• **What is being asked**:
Retype only the lines running from the beginning of the entries below to the line with "import pandas as pd", both included. Do not include pictures.

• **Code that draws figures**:
+++

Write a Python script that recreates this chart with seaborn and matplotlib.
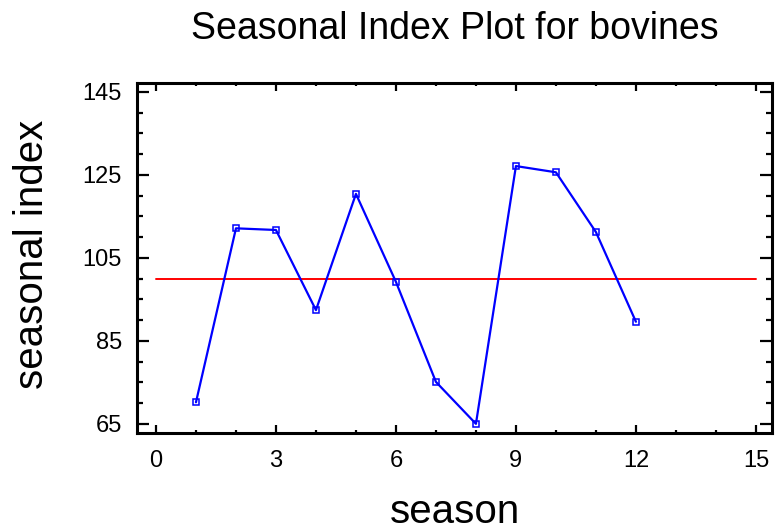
import matplotlib
matplotlib.use("Agg")
import matplotlib.pyplot as plt
from matplotlib.ticker import MultipleLocator
import seaborn as sns
import pandas as pd

season = [1, 2, 3, 4, 5, 6, 7, 8, 9, 10, 11, 12]
seasonal_index = [70.2, 112.1, 111.7, 92.4, 120.4, 99.2, 75.1, 65.0, 127.1, 125.6, 111.2, 89.6]
baseline_x = [0, 15]
baseline_y = [100, 100]

sns.set_theme(style="ticks")
plt.rcParams["font.family"] = ["Liberation Sans", "DejaVu Sans"]
plt.rcParams["text.color"] = "black"
plt.rcParams["axes.labelcolor"] = "black"

df = pd.DataFrame({"season": season, "index": seasonal_index})
base = pd.DataFrame({"season": baseline_x, "index": baseline_y})

fig = plt.figure(figsize=(7.75, 5.31), dpi=100)
ax = fig.add_axes([0.177, 0.1846, 0.819, 0.659])

sns.lineplot(data=base, x="season", y="index", color="#ff0000", linewidth=1.4, ax=ax)
sns.lineplot(data=df, x="season", y="index", color="#0000ff", linewidth=1.6,
             marker="s", markersize=4.5, markerfacecolor="none",
             markeredgecolor="#0000ff", markeredgewidth=1.1, ax=ax)

ax.set_xlim(-0.47, 15.4)
ax.set_ylim(62.8, 147.1)
ax.xaxis.set_major_locator(MultipleLocator(3))
ax.xaxis.set_minor_locator(MultipleLocator(1))
ax.set_yticks([65, 85, 105, 125, 145])
ax.yaxis.set_minor_locator(MultipleLocator(5))

ax.tick_params(which="both", direction="in", top=True, right=True,
               colors="black", width=1.6, labelsize=17)
ax.tick_params(axis="y", which="major", length=8.5, pad=11)
ax.tick_params(axis="y", which="minor", length=4.3)
ax.tick_params(axis="x", which="major", length=5.5, pad=12.5)
ax.tick_params(axis="x", which="minor", length=2.5)
for s in ax.spines.values():
    s.set_linewidth(2.2)
    s.set_color("black")

ax.set_xlabel("season", fontsize=29, color="black")
ax.xaxis.label.set_va("baseline")
ax.xaxis.set_label_coords(0.5, -0.257)
ax.set_ylabel("seasonal index", fontsize=29, color="black")
ax.yaxis.label.set_va("baseline")
ax.yaxis.set_label_coords(-0.148, 0.51)
ax.set_title("Seasonal Index Plot for bovines", fontsize=27, pad=31.7, color="black")

fig.savefig("out.png", dpi=100)
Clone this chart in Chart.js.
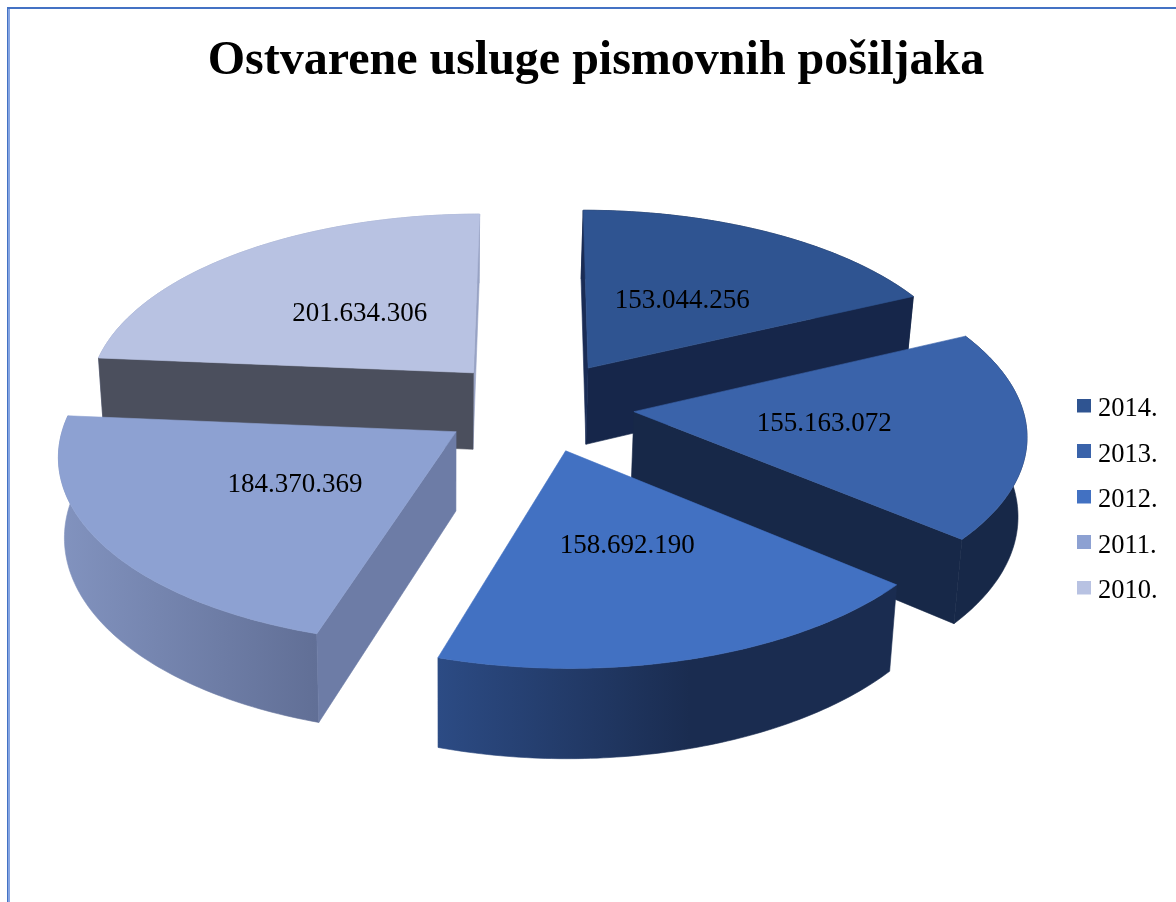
<!DOCTYPE html>
<html>
<head>
<meta charset="utf-8">
<style>
html,body{margin:0;padding:0;background:#fff;overflow:hidden}
#frame{position:absolute;left:7px;top:7px;width:1169px;height:895px;box-sizing:border-box;border-top:2px solid #4472C4;border-left:1px solid #4472C4;box-shadow:inset 2px 0 0 #86A5E2}
canvas{position:absolute;left:0;top:0}
</style>
<script src="https://cdn.jsdelivr.net/npm/chart.js@4"></script>
</head>
<body>
<div id="frame"></div>
<canvas id="c" width="1176" height="902"></canvas>
<script>
const titleText = 'Ostvarene usluge pismovnih pošiljaka';
const years = ['2014.', '2013.', '2012.', '2011.', '2010.'];
const values = [153044256, 155163072, 158692190, 184370369, 201634306];
const topColors = ['#2F5491', '#3A63AA', '#4271C2', '#8DA1D2', '#B8C2E2'];
const rimLeft = ['#162745', '#172848', '#2C4B84', '#8293BF', '#98A3C4'];
const rimRight = ['#162745', '#172848', '#1A2C50', '#616F96', '#98A3C4'];
const wallStart = ['#1A2C55', '#172848', '#1A2C50', '#6D7CA6', '#4B4F5D'];
const wallEnd = ['#16264A', '#172848', '#2C4B84', '#8293BF', '#98A3C4'];

const serif = '"Liberation Serif", "Times New Roman", serif';
const view = {dx: -7, dy: -95, rx: 388, ry: 183, k: 0.11, depth: 78, vx: 446, shrink: 0.9845, labelAt: 0.48, labelDx: 3, labelDy: 1};
const legendShift = {x: -2.5, y: 49.5};

function swatch(color) {
  const s = document.createElement('canvas');
  s.width = 14; s.height = 22;
  const g = s.getContext('2d');
  g.fillStyle = color;
  g.fillRect(0, 0, 14, 14);
  return s;
}

function dotted(v) { return String(v).replace(/\B(?=(\d{3})+$)/g, '.'); }

const pie3d = {
  id: 'pie3d',
  afterLayout(chart) {
    const l = chart.legend;
    l.left += legendShift.x; l.right += legendShift.x;
    l.top += legendShift.y; l.bottom += legendShift.y;
  },
  beforeDatasetDraw(chart, args) {
    const ctx = chart.ctx;
    const arcs = chart.getDatasetMeta(args.index).data;
    const list = arcs.map((arc, i) => ({arc, i, mid: (arc.startAngle + arc.endAngle) / 2}))
      .sort((a, b) => Math.sin(a.mid) - Math.sin(b.mid));

    list.forEach(({arc, i, mid}) => {
      const cx = arc.x + view.dx, cy = arc.y + view.dy;
      const e = arc.options.offset / arc.outerRadius;
      const ax = e * Math.cos(mid), ay = e * Math.sin(mid);
      const top = (X, Y) => {
        const s = 1 / (1 - view.k * Y);
        return [cx + view.rx * X * s, cy + view.ry * Y * s];
      };
      const bot = (X, Y) => {
        const s = 1 / (1 - view.k * Y);
        const p = top(X, Y);
        return [view.vx + (p[0] - view.vx) * view.shrink, p[1] + view.depth * s];
      };
      const n = 80, rim = [];
      for (let j = 0; j <= n; j++) {
        const a = arc.startAngle + (arc.endAngle - arc.startAngle) * j / n;
        rim.push([ax + Math.cos(a), ay + Math.sin(a)]);
      }
      const fill = (pts, style) => {
        ctx.beginPath();
        pts.forEach((p, q) => q ? ctx.lineTo(p[0], p[1]) : ctx.moveTo(p[0], p[1]));
        ctx.closePath();
        ctx.fillStyle = style; ctx.strokeStyle = style; ctx.lineWidth = 0.6;
        ctx.fill(); ctx.stroke();
      };
      const a0 = rim[0], a1 = rim[n];
      // outer rim
      const topRim = rim.map(p => top(p[0], p[1]));
      const botRim = rim.map(p => bot(p[0], p[1])).reverse();
      const xs = topRim.map(p => p[0]);
      const grad = ctx.createLinearGradient(Math.min(...xs), 0, Math.max(...xs), 0);
      grad.addColorStop(0, rimLeft[i]);
      grad.addColorStop(i === 2 ? 0.55 : 1, rimRight[i]);
      grad.addColorStop(1, rimRight[i]);
      fill(topRim.concat(botRim), grad);
      // cut faces that look towards the viewer
      if (Math.cos(arc.endAngle) > -0.01) {
        fill([top(ax, ay), top(a1[0], a1[1]), bot(a1[0], a1[1]), bot(ax, ay)], wallEnd[i]);
      }
      if (Math.cos(arc.startAngle) < 0.01) {
        fill([top(ax, ay), top(a0[0], a0[1]), bot(a0[0], a0[1]), bot(ax, ay)], wallStart[i]);
      }
      // top face
      fill([top(ax, ay)].concat(topRim), topColors[i]);
    });

    ctx.save();
    ctx.font = '27px ' + serif;
    ctx.fillStyle = '#000';
    ctx.textAlign = 'center';
    ctx.textBaseline = 'middle';
    list.forEach(({arc, i, mid}) => {
      const cx = arc.x + view.dx + view.labelDx, cy = arc.y + view.dy + view.labelDy;
      const e = arc.options.offset / arc.outerRadius + view.labelAt;
      const X = e * Math.cos(mid), Y = e * Math.sin(mid);
      const s = 1 / (1 - view.k * Y);
      ctx.fillText(dotted(values[i]), cx + view.rx * X * s, cy + view.ry * Y * s);
    });
    ctx.restore();
    return false;
  }
};

new Chart(document.getElementById('c'), {
  type: 'pie',
  data: {
    labels: years,
    datasets: [{
      data: values,
      backgroundColor: topColors,
      borderWidth: 0,
      offset: 89
    }]
  },
  options: {
    responsive: false,
    animation: false,
    layout: {padding: {left: 22, right: 6}},
    plugins: {
      tooltip: {enabled: false},
      title: {
        display: true,
        text: titleText,
        color: '#000',
        font: {family: serif, size: 48, weight: 'bold'},
        padding: {top: 33, bottom: 9}
      },
      legend: {
        position: 'right',
        labels: {
          color: '#000',
          font: {family: serif, size: 26.5},
          usePointStyle: true,
          boxWidth: 1,
          boxHeight: 14,
          padding: 19,
          generateLabels(chart) {
            const base = Chart.overrides.pie.plugins.legend.labels.generateLabels(chart);
            return base.map((it, i) => Object.assign(it, {pointStyle: swatch(topColors[i])}));
          }
        }
      }
    }
  },
  plugins: [pie3d]
});
</script>
</body>
</html>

+++

• **Exercise response**:
Write a Python script that recreates this chart with seaborn and matplotlib.
import matplotlib
matplotlib.use("Agg")
import matplotlib.pyplot as plt
from matplotlib.ticker import MultipleLocator
import seaborn as sns
import pandas as pd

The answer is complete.